Mr Johnson Appiah, an Extension Services Specialist, working with the Community Water and Sanitation Agency (CWSA), has underlined the need to step up the national campaign on "hand washing with soap" to avoid being infected with preventable diseases.
Mr Appiah said this could help save the lives of more than 40,000
Ghanaians annually. He said although research findings had shown that Ghanaians buy a lot of soap, this is mainly used for washing clothes, dishes and bathing.
Mr Appiah was speaking at the launch, organised by the Otumfuo Charity
Foundation, as part of a water and sanitation programme, to encourage hand washing with soap under running water, among school children, in Kumasi, on Thursday. Lady Julia, wife of Asantehene, Otumfuo Osei Tutu II, joined officials of the PZ Cussons Ghana, teachers and school children at the Jubilee Park for the launch.
Mr Appiah said the campaign should be taken more seriously by the people, if the country is to achieve the millennium development goal (MDG), of reducing mortality among children under the age of five by 67 per cent in 2015.
He described as totally unacceptable the present situation where most
people do not wash their hands with soap after either visiting the toilet or before eating.
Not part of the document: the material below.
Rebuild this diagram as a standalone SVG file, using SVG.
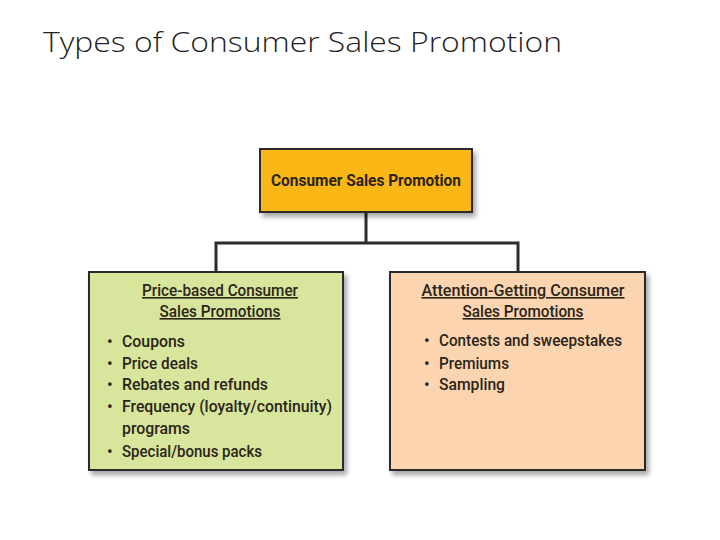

He said it was refreshing that over 157 school toilets with hand washing facilities had been completed in Ashanti with additional 200 now under construction.
Nana Fredua Agyeman Pambuo, Chairman of the Otumfuo Charity Foundation, said it was the beginning of better hygiene habits and cleanliness among school children. He said sanitation and hand washing were part of development and it was therefore important that children were taught proper hygiene.
Mrs Gladys Amaning, Metropolitan Director of Education, said proper
handling of food already prepared or in the raw state was vital for good health and that it was worrying that a lot of people tend to overlook this. The unhealthy practice serves as fertile condition for germs to contaminate food, resulting in all kinds of infections, she said.
She called for attitudinal change in children to maintain good hygienic practices by washing their hands with soap after visiting the toilet, urinal, shaking hands with others, playing and attending to a sick people.